* Prompt:
Omit every picture, and retype the lines that run from the beginning of the data below through the line containing "const fitB = [[-80, -2.68], [115, 3.89]]", inclusive.

* Dataset content:
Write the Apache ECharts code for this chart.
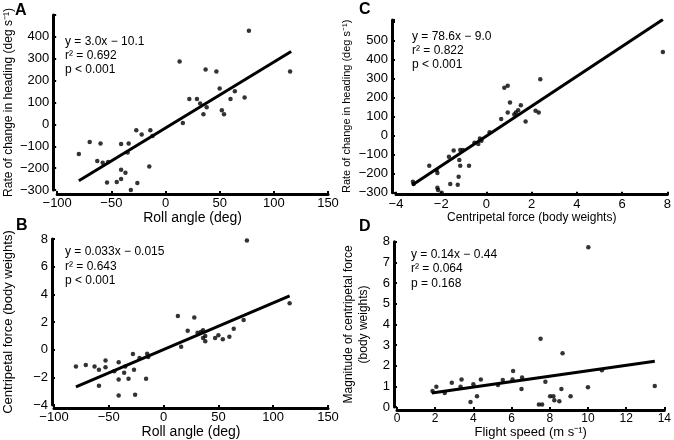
<!DOCTYPE html>
<html>
<head>
<meta charset="utf-8">
<script src="https://cdn.jsdelivr.net/npm/echarts@6/dist/echarts.min.js"></script>
<style>
html, body { margin: 0; padding: 0; background: #fff; }
#chart { width: 674px; height: 440px; }
</style>
</head>
<body>
<div id="chart"></div>
<script>
// A: roll angle (deg) vs rate of change in heading (deg s-1)
const pointsA = [
	[77, 428], [13, 288], [37, 251], [47, 242], [115, 242], [50, 164], [64, 152],
	[22, 116], [29, 116], [32, 96], [60, 116], [73, 123], [38, 78], [52, 65],
	[35, 46], [54, 46], [16, 6], [-27, -27], [-14, -27], [-22, -46], [-12, -53],
	[-70, -81], [-60, -87], [-41, -90], [-34, -87], [-80, -135], [-35, -129],
	[-63, -167], [-58, -175], [-53, -172], [-15, -193], [-41, -207], [-37, -221],
	[-54, -266], [-45, -263], [-41, -250], [-26, -268], [-32, -300], [-32, -312]
]
const fitA = [[-80, -258], [116, 333]]

// B: roll angle (deg) vs centripetal force (body weights)
const pointsB = [
	[76, 7.9], [115, 3.35], [13, 2.43], [28, 2.33], [73, 2.15], [22, 1.38], [31, 1.22],
	[34, 1.29], [36, 1.4], [64, 1.52], [36, 0.85], [38, 0.99], [38, 0.62], [47, 0.85],
	[50, 1.04], [54, 0.76], [60, 0.94], [16, 0.22], [-28, -0.31], [-15, -0.29],
	[-14, -0.52], [-22, -0.59], [-53, -0.77], [-41, -0.91], [-80, -1.21], [-71, -1.1],
	[-63, -1.21], [-59, -1.44], [-53, -1.27], [-35, -1.21], [-45, -1.56], [-36, -1.67],
	[-27, -1.44], [-59, -2.61], [-41, -2.15], [-32, -2.1], [-16, -2.1], [-41, -3.3], [-26, -3.26]
]
const fitB = [[-80, -2.68], [115, 3.89]]

// C: centripetal force (body weights) vs rate of change in heading
const pointsC = [
	[7.8, 442], [2.38, 298], [0.79, 253], [0.94, 263], [1.04, 175], [1.52, 161], [0.94, 123],
	[1.3, 123], [1.4, 135], [1.23, 112], [2.17, 132], [2.31, 123], [0.65, 89], [1.73, 75],
	[0.14, 18], [-0.29, -14], [-0.22, -26], [-0.53, -37], [-0.36, -44], [-1.45, -77],
	[-1.16, -75], [-1.04, -75], [-1.66, -110], [-1.2, -128], [-1.16, -158], [-0.77, -158],
	[-2.53, -158], [-2.2, -181], [-2.17, -196], [-3.25, -242], [-3.22, -254], [-1.23, -216],
	[-1.6, -254], [-1.27, -258], [-2.17, -274], [-2.14, -286], [-1.98, -300]
]
const fitC = [[-3.28, -260], [7.8, 612]]

// D: flight speed (m s-1) vs magnitude of centripetal force
const pointsD = [
	[10.02, 7.73], [7.52, 3.31], [8.67, 2.6], [6.08, 1.75], [10.73, 1.78], [13.5, 1.02],
	[1.86, 0.78], [2.06, 0.99], [2.5, 0.68], [2.87, 1.18], [3.38, 1.34], [3.33, 0.99],
	[4.0, 1.1], [4.39, 1.34], [3.85, 0.25], [4.19, 0.52], [5.29, 1.07], [5.54, 1.31],
	[6.05, 1.34], [6.55, 1.43], [6.52, 0.87], [7.77, 1.23], [7.43, 0.13], [7.6, 0.13],
	[8.02, 0.52], [8.19, 0.52], [8.24, 0.33], [8.5, 0.28], [8.61, 0.88], [9.09, 0.52], [10.0, 0.96]
]
const fitD = [[1.82, 0.68], [13.5, 2.22]]

const statsA = ["y = 3.0x \u2212 10.1", "r\u00b2 = 0.692", "p < 0.001"]
const statsB = ["y = 0.033x \u2212 0.015", "r\u00b2 = 0.643", "p < 0.001"]
const statsC = ["y = 78.6x \u2212 9.0", "r\u00b2 = 0.822", "p < 0.001"]
const statsD = ["y = 0.14x \u2212 0.44", "r\u00b2 = 0.064", "p = 0.168"]

const FONT = '"Liberation Sans", Arial, sans-serif'
const minus = (v) => String(v).replace("-", "\u2212")

const chart = echarts.init(document.getElementById("chart"))

const axisBase = (fontSize) => ({
	axisLine: { show: true, onZero: false, lineStyle: { color: "#000", width: 3 } },
	axisTick: { show: true, inside: true, length: 3, lineStyle: { color: "#000", width: 2 } },
	splitLine: { show: false },
	axisLabel: { color: "#000", fontSize: fontSize, fontFamily: FONT, formatter: minus },
	nameLocation: "middle",
	nameTextStyle: { color: "#000", fontFamily: FONT }
})

const xAxis = (grid, min, max, interval, name, nameSize, nameGap, offset, fontSize) => {
	const a = axisBase(fontSize)
	a.gridIndex = grid
	a.type = "value"
	a.min = min
	a.max = max
	a.interval = interval
	a.offset = offset
	a.name = name
	a.nameGap = nameGap
	a.nameTextStyle.fontSize = nameSize
	a.axisLabel.margin = 3
	return a
}

const yAxis = (grid, min, max, interval, name, nameSize, nameGap, offset, fontSize, hideAbove) => {
	const a = axisBase(fontSize)
	a.gridIndex = grid
	a.type = "value"
	a.min = min
	a.max = max
	a.interval = interval
	a.offset = offset
	a.name = name
	a.nameGap = nameGap
	a.nameTextStyle.fontSize = nameSize
	a.nameTextStyle.lineHeight = 15
	a.axisLabel.margin = 4
	a.axisLabel.formatter = (v) => (v > hideAbove ? "" : minus(v))
	return a
}

const scatter = (i, data) => ({
	type: "scatter",
	xAxisIndex: i,
	yAxisIndex: i,
	data: data,
	symbol: "circle",
	symbolSize: 4.5,
	itemStyle: { color: "#000" },
	silent: true
})

const fit = (i, data) => ({
	type: "line",
	xAxisIndex: i,
	yAxisIndex: i,
	data: data,
	showSymbol: false,
	lineStyle: { color: "#000", width: 3 },
	silent: true
})

const stats = (x, y, lines, lh) => ({
	type: "text",
	x: x,
	y: y,
	style: { text: lines.join("\n"), font: "12px " + FONT, fill: "#000", lineHeight: lh, verticalAlign: "top" }
})

const letter = (x, y, t) => ({
	type: "text",
	x: x,
	y: y,
	style: { text: t, font: "bold 16px " + FONT, fill: "#000", verticalAlign: "middle" }
})

const option = {
	backgroundColor: "#fff",
	animation: false,
	grid: [
		{ left: 51, top: 15, width: 277, height: 175 },
		{ left: 51, top: 239, width: 277, height: 172.5 },
		{ left: 396, top: 20, width: 276, height: 172.7 },
		{ left: 397, top: 241.7, width: 276, height: 169.3 }
	],
	xAxis: [
		xAxis(0, -100, 150, 50, "Roll angle (deg)", 14, 10, 4, 13),
		xAxis(1, -100, 150, 50, "Roll angle (deg)", 14, 13, 3, 13),
		xAxis(2, -4, 8, 2, "Centripetal force (body weights)", 12, 8, 2, 13),
		xAxis(3, 0, 14, 2, "Flight speed (m s\u207b\u00b9)", 13, 12, 3, 12)
	],
	yAxis: [
		yAxis(0, -300, 500, 100, "Rate of change in heading (deg s\u207b\u00b9)", 12, 35, 4, 13, 400),
		yAxis(1, -4, 8, 2, "Centripetal force (body weights)", 13, 36, 2, 13, 8),
		yAxis(2, -300, 610, 100, "Rate of change in heading (deg s\u207b\u00b9)", 11, 36, 4, 13, 500),
		yAxis(3, 0, 8, 1, "Magnitude of centripetal force\n(body weights)", 12, 23, 3, 13, 8)
	],
	series: [
		scatter(0, pointsA), fit(0, fitA),
		scatter(1, pointsB), fit(1, fitB),
		scatter(2, pointsC), fit(2, fitC),
		scatter(3, pointsD), fit(3, fitD)
	],
	graphic: [
		letter(15, 11, "A"),
		letter(16, 226, "B"),
		letter(359, 10, "C"),
		letter(359, 227, "D"),
		stats(65, 35, statsA, 14),
		stats(65, 245, statsB, 14.2),
		stats(412, 29.6, statsC, 14.2),
		stats(411, 247, statsD, 14.5)
	]
}

chart.setOption(option)
</script>
</body>
</html>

* Exercise response:
Write the Apache ECharts code for this chart.
<!DOCTYPE html>
<html>
<head>
<meta charset="utf-8">
<script src="https://cdn.jsdelivr.net/npm/echarts@6/dist/echarts.min.js"></script>
<style>
html, body { margin: 0; padding: 0; background: #fff; }
#chart { width: 674px; height: 440px; }
</style>
</head>
<body>
<div id="chart"></div>
<script>
// A: roll angle (deg) vs rate of change in heading (deg s-1)
const pointsA = [
	[77, 428], [13, 288], [37, 251], [47, 242], [115, 242], [50, 164], [64, 152],
	[22, 116], [29, 116], [32, 96], [60, 116], [73, 123], [38, 78], [52, 65],
	[35, 46], [54, 46], [16, 6], [-27, -27], [-14, -27], [-22, -46], [-12, -53],
	[-70, -81], [-60, -87], [-41, -90], [-34, -87], [-80, -135], [-35, -129],
	[-63, -167], [-58, -175], [-53, -172], [-15, -193], [-41, -207], [-37, -221],
	[-54, -266], [-45, -263], [-41, -250], [-26, -268], [-32, -300], [-32, -312]
]
const fitA = [[-80, -258], [116, 333]]

// B: roll angle (deg) vs centripetal force (body weights)
const pointsB = [
	[76, 7.9], [115, 3.35], [13, 2.43], [28, 2.33], [73, 2.15], [22, 1.38], [31, 1.22],
	[34, 1.29], [36, 1.4], [64, 1.52], [36, 0.85], [38, 0.99], [38, 0.62], [47, 0.85],
	[50, 1.04], [54, 0.76], [60, 0.94], [16, 0.22], [-28, -0.31], [-15, -0.29],
	[-14, -0.52], [-22, -0.59], [-53, -0.77], [-41, -0.91], [-80, -1.21], [-71, -1.1],
	[-63, -1.21], [-59, -1.44], [-53, -1.27], [-35, -1.21], [-45, -1.56], [-36, -1.67],
	[-27, -1.44], [-59, -2.61], [-41, -2.15], [-32, -2.1], [-16, -2.1], [-41, -3.3], [-26, -3.26]
]
const fitB = [[-80, -2.68], [115, 3.89]]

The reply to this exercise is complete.